╭─ DATA LINES
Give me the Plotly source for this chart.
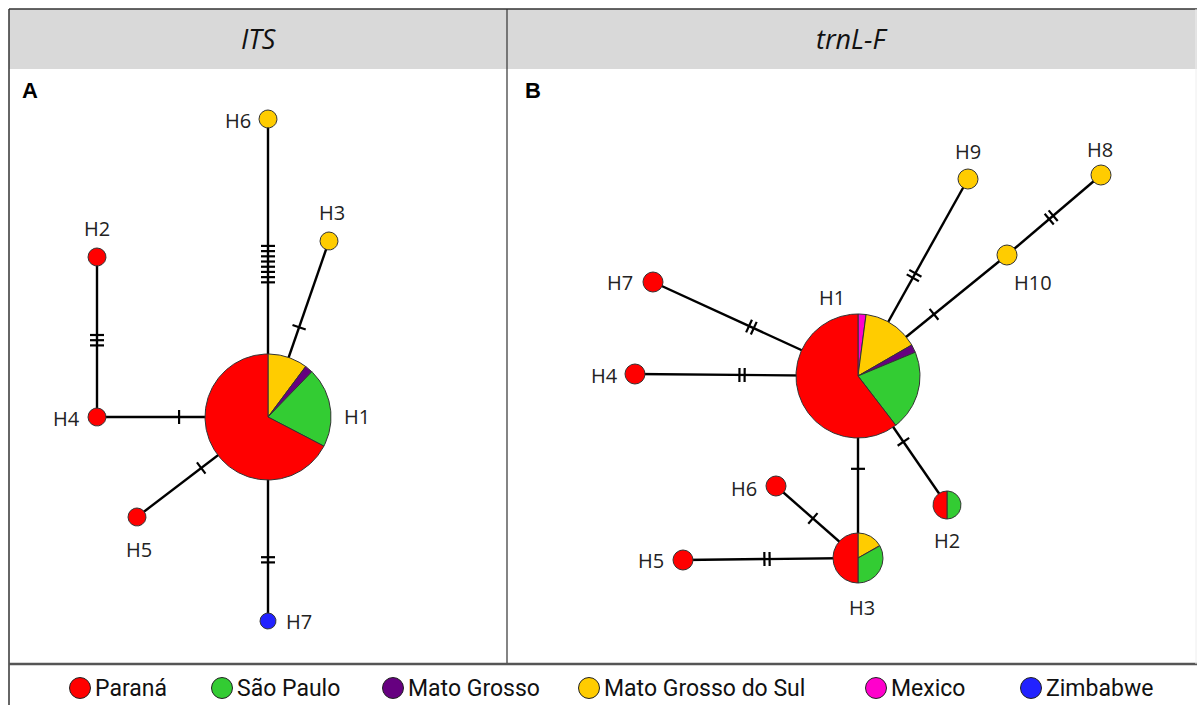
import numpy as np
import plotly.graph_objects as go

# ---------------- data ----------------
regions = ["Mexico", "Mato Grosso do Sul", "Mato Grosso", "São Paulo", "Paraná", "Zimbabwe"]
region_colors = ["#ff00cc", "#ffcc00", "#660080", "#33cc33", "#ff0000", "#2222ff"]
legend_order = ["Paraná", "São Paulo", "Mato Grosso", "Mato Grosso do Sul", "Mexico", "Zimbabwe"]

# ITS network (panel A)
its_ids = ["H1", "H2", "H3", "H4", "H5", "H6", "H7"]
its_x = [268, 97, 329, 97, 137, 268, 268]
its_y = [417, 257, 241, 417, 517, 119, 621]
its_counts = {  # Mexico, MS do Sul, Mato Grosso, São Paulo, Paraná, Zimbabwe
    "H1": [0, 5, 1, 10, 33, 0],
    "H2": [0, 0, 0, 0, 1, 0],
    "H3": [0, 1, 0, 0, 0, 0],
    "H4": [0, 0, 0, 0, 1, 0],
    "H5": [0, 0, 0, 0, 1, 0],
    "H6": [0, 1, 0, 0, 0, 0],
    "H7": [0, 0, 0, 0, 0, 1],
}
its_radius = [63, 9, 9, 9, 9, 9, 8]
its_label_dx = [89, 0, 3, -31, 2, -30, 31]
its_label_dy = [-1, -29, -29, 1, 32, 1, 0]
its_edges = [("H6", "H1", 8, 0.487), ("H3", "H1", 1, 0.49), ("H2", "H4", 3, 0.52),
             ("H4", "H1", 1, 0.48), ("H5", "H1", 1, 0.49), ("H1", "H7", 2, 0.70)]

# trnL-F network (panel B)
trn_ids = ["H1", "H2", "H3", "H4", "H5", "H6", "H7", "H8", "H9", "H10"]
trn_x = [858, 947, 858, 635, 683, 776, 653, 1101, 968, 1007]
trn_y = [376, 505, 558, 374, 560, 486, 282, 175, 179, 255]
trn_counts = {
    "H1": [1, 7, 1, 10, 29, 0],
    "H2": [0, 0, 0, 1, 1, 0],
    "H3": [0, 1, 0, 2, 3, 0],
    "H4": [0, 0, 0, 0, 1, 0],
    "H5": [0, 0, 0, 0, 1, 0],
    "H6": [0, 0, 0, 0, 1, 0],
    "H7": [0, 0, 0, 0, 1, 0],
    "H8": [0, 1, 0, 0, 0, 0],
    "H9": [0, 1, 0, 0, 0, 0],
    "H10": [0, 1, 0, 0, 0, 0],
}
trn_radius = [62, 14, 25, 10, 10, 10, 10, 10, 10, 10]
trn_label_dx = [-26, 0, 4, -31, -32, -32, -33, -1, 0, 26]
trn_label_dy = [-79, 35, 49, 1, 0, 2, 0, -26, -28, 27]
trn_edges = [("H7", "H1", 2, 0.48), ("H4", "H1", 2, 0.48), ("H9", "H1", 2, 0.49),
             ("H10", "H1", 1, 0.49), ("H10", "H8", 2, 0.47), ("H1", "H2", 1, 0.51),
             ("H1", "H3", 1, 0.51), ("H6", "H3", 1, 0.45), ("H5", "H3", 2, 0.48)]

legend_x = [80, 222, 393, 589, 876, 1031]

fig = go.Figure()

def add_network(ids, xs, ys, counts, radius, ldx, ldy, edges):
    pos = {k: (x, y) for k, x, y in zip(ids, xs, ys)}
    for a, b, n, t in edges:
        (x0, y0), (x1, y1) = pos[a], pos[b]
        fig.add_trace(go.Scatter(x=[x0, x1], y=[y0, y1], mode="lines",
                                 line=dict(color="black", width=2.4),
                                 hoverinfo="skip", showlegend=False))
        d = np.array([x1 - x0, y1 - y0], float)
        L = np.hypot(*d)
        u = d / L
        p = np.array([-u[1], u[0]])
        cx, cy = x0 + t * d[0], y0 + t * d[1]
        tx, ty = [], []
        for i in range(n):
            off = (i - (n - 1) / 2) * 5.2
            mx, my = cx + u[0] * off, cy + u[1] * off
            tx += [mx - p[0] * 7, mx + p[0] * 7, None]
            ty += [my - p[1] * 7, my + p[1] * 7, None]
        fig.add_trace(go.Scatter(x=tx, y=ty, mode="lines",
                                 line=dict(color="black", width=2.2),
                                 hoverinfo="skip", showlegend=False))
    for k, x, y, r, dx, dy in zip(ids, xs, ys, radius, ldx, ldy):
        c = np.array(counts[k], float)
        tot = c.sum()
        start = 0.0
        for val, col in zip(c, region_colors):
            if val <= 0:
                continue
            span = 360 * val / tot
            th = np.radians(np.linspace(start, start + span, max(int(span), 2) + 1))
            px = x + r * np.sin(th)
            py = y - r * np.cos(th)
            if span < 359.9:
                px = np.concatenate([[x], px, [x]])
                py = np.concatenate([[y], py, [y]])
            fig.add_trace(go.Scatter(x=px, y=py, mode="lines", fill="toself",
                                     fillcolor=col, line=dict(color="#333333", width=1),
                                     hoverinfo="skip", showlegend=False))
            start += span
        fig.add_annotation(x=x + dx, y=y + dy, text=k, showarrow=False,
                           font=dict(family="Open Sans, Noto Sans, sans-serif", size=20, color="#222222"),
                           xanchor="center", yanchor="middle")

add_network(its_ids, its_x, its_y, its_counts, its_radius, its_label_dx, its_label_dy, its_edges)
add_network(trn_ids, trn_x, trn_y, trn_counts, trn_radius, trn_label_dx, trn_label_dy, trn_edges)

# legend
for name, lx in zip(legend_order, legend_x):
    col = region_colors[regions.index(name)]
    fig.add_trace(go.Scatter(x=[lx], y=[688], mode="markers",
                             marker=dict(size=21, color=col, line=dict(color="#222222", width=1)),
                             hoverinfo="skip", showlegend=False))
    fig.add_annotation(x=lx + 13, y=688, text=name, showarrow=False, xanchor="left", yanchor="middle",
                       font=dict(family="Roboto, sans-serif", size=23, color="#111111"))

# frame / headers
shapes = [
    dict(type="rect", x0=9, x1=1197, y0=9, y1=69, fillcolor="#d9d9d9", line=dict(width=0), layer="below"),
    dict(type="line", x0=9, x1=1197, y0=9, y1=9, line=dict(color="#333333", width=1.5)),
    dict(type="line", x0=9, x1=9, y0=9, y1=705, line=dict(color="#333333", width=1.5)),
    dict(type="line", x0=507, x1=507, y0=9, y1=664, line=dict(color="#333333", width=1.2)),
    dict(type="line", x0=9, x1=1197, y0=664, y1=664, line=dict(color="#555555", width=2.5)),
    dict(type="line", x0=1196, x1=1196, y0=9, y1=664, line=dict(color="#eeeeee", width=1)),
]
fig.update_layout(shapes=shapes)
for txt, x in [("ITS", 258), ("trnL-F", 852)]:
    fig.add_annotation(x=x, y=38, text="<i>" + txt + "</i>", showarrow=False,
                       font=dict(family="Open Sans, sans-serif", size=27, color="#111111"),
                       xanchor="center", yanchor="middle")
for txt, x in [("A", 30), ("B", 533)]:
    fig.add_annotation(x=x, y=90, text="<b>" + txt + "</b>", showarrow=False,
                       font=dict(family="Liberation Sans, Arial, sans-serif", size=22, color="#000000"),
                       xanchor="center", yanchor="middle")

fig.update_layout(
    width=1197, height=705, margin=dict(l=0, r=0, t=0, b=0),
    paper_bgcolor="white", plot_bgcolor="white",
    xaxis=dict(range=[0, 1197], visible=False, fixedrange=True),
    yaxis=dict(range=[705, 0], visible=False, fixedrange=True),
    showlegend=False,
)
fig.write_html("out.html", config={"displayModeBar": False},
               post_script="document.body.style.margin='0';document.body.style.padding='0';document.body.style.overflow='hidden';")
╰─
__SET TASK__: Copy all the lines of data exactly as they appear, dropping any images.

__RESPONSE FOR THIS EXERCISE__:
Give me the Plotly source for this chart.
import numpy as np
import plotly.graph_objects as go

# ---------------- data ----------------
regions = ["Mexico", "Mato Grosso do Sul", "Mato Grosso", "São Paulo", "Paraná", "Zimbabwe"]
region_colors = ["#ff00cc", "#ffcc00", "#660080", "#33cc33", "#ff0000", "#2222ff"]
legend_order = ["Paraná", "São Paulo", "Mato Grosso", "Mato Grosso do Sul", "Mexico", "Zimbabwe"]

# ITS network (panel A)
its_ids = ["H1", "H2", "H3", "H4", "H5", "H6", "H7"]
its_x = [268, 97, 329, 97, 137, 268, 268]
its_y = [417, 257, 241, 417, 517, 119, 621]
its_counts = {  # Mexico, MS do Sul, Mato Grosso, São Paulo, Paraná, Zimbabwe
    "H1": [0, 5, 1, 10, 33, 0],
    "H2": [0, 0, 0, 0, 1, 0],
    "H3": [0, 1, 0, 0, 0, 0],
    "H4": [0, 0, 0, 0, 1, 0],
    "H5": [0, 0, 0, 0, 1, 0],
    "H6": [0, 1, 0, 0, 0, 0],
    "H7": [0, 0, 0, 0, 0, 1],
}
its_radius = [63, 9, 9, 9, 9, 9, 8]
its_label_dx = [89, 0, 3, -31, 2, -30, 31]
its_label_dy = [-1, -29, -29, 1, 32, 1, 0]
its_edges = [("H6", "H1", 8, 0.487), ("H3", "H1", 1, 0.49), ("H2", "H4", 3, 0.52),
             ("H4", "H1", 1, 0.48), ("H5", "H1", 1, 0.49), ("H1", "H7", 2, 0.70)]

# trnL-F network (panel B)
trn_ids = ["H1", "H2", "H3", "H4", "H5", "H6", "H7", "H8", "H9", "H10"]
trn_x = [858, 947, 858, 635, 683, 776, 653, 1101, 968, 1007]
trn_y = [376, 505, 558, 374, 560, 486, 282, 175, 179, 255]
trn_counts = {
    "H1": [1, 7, 1, 10, 29, 0],
    "H2": [0, 0, 0, 1, 1, 0],
    "H3": [0, 1, 0, 2, 3, 0],
    "H4": [0, 0, 0, 0, 1, 0],
    "H5": [0, 0, 0, 0, 1, 0],
    "H6": [0, 0, 0, 0, 1, 0],
    "H7": [0, 0, 0, 0, 1, 0],
    "H8": [0, 1, 0, 0, 0, 0],
    "H9": [0, 1, 0, 0, 0, 0],
    "H10": [0, 1, 0, 0, 0, 0],
}
trn_radius = [62, 14, 25, 10, 10, 10, 10, 10, 10, 10]
trn_label_dx = [-26, 0, 4, -31, -32, -32, -33, -1, 0, 26]
trn_label_dy = [-79, 35, 49, 1, 0, 2, 0, -26, -28, 27]
trn_edges = [("H7", "H1", 2, 0.48), ("H4", "H1", 2, 0.48), ("H9", "H1", 2, 0.49),
             ("H10", "H1", 1, 0.49), ("H10", "H8", 2, 0.47), ("H1", "H2", 1, 0.51),
             ("H1", "H3", 1, 0.51), ("H6", "H3", 1, 0.45), ("H5", "H3", 2, 0.48)]

legend_x = [80, 222, 393, 589, 876, 1031]

fig = go.Figure()

def add_network(ids, xs, ys, counts, radius, ldx, ldy, edges):
    pos = {k: (x, y) for k, x, y in zip(ids, xs, ys)}
    for a, b, n, t in edges:
        (x0, y0), (x1, y1) = pos[a], pos[b]
        fig.add_trace(go.Scatter(x=[x0, x1], y=[y0, y1], mode="lines",
                                 line=dict(color="black", width=2.4),
                                 hoverinfo="skip", showlegend=False))
        d = np.array([x1 - x0, y1 - y0], float)
        L = np.hypot(*d)
        u = d / L
        p = np.array([-u[1], u[0]])
        cx, cy = x0 + t * d[0], y0 + t * d[1]
        tx, ty = [], []
        for i in range(n):
            off = (i - (n - 1) / 2) * 5.2
            mx, my = cx + u[0] * off, cy + u[1] * off
            tx += [mx - p[0] * 7, mx + p[0] * 7, None]
            ty += [my - p[1] * 7, my + p[1] * 7, None]
        fig.add_trace(go.Scatter(x=tx, y=ty, mode="lines",
                                 line=dict(color="black", width=2.2),
                                 hoverinfo="skip", showlegend=False))
    for k, x, y, r, dx, dy in zip(ids, xs, ys, radius, ldx, ldy):
        c = np.array(counts[k], float)
        tot = c.sum()
        start = 0.0
        for val, col in zip(c, region_colors):
            if val <= 0:
                continue
            span = 360 * val / tot
            th = np.radians(np.linspace(start, start + span, max(int(span), 2) + 1))
            px = x + r * np.sin(th)
            py = y - r * np.cos(th)
            if span < 359.9:
                px = np.concatenate([[x], px, [x]])
                py = np.concatenate([[y], py, [y]])
            fig.add_trace(go.Scatter(x=px, y=py, mode="lines", fill="toself",
                                     fillcolor=col, line=dict(color="#333333", width=1),
                                     hoverinfo="skip", showlegend=False))
            start += span
        fig.add_annotation(x=x + dx, y=y + dy, text=k, showarrow=False,
                           font=dict(family="Open Sans, Noto Sans, sans-serif", size=20, color="#222222"),
                           xanchor="center", yanchor="middle")

add_network(its_ids, its_x, its_y, its_counts, its_radius, its_label_dx, its_label_dy, its_edges)
add_network(trn_ids, trn_x, trn_y, trn_counts, trn_radius, trn_label_dx, trn_label_dy, trn_edges)

# legend
for name, lx in zip(legend_order, legend_x):
    col = region_colors[regions.index(name)]
    fig.add_trace(go.Scatter(x=[lx], y=[688], mode="markers",
                             marker=dict(size=21, color=col, line=dict(color="#222222", width=1)),
                             hoverinfo="skip", showlegend=False))
    fig.add_annotation(x=lx + 13, y=688, text=name, showarrow=False, xanchor="left", yanchor="middle",
                       font=dict(family="Roboto, sans-serif", size=23, color="#111111"))

# frame / headers
shapes = [
    dict(type="rect", x0=9, x1=1197, y0=9, y1=69, fillcolor="#d9d9d9", line=dict(width=0), layer="below"),
    dict(type="line", x0=9, x1=1197, y0=9, y1=9, line=dict(color="#333333", width=1.5)),
    dict(type="line", x0=9, x1=9, y0=9, y1=705, line=dict(color="#333333", width=1.5)),
    dict(type="line", x0=507, x1=507, y0=9, y1=664, line=dict(color="#333333", width=1.2)),
    dict(type="line", x0=9, x1=1197, y0=664, y1=664, line=dict(color="#555555", width=2.5)),
    dict(type="line", x0=1196, x1=1196, y0=9, y1=664, line=dict(color="#eeeeee", width=1)),
]
fig.update_layout(shapes=shapes)
for txt, x in [("ITS", 258), ("trnL-F", 852)]:
    fig.add_annotation(x=x, y=38, text="<i>" + txt + "</i>", showarrow=False,
                       font=dict(family="Open Sans, sans-serif", size=27, color="#111111"),
                       xanchor="center", yanchor="middle")
for txt, x in [("A", 30), ("B", 533)]:
    fig.add_annotation(x=x, y=90, text="<b>" + txt + "</b>", showarrow=False,
                       font=dict(family="Liberation Sans, Arial, sans-serif", size=22, color="#000000"),
                       xanchor="center", yanchor="middle")

fig.update_layout(
    width=1197, height=705, margin=dict(l=0, r=0, t=0, b=0),
    paper_bgcolor="white", plot_bgcolor="white",
    xaxis=dict(range=[0, 1197], visible=False, fixedrange=True),
    yaxis=dict(range=[705, 0], visible=False, fixedrange=True),
    showlegend=False,
)
fig.write_html("out.html", config={"displayModeBar": False},
               post_script="document.body.style.margin='0';document.body.style.padding='0';document.body.style.overflow='hidden';")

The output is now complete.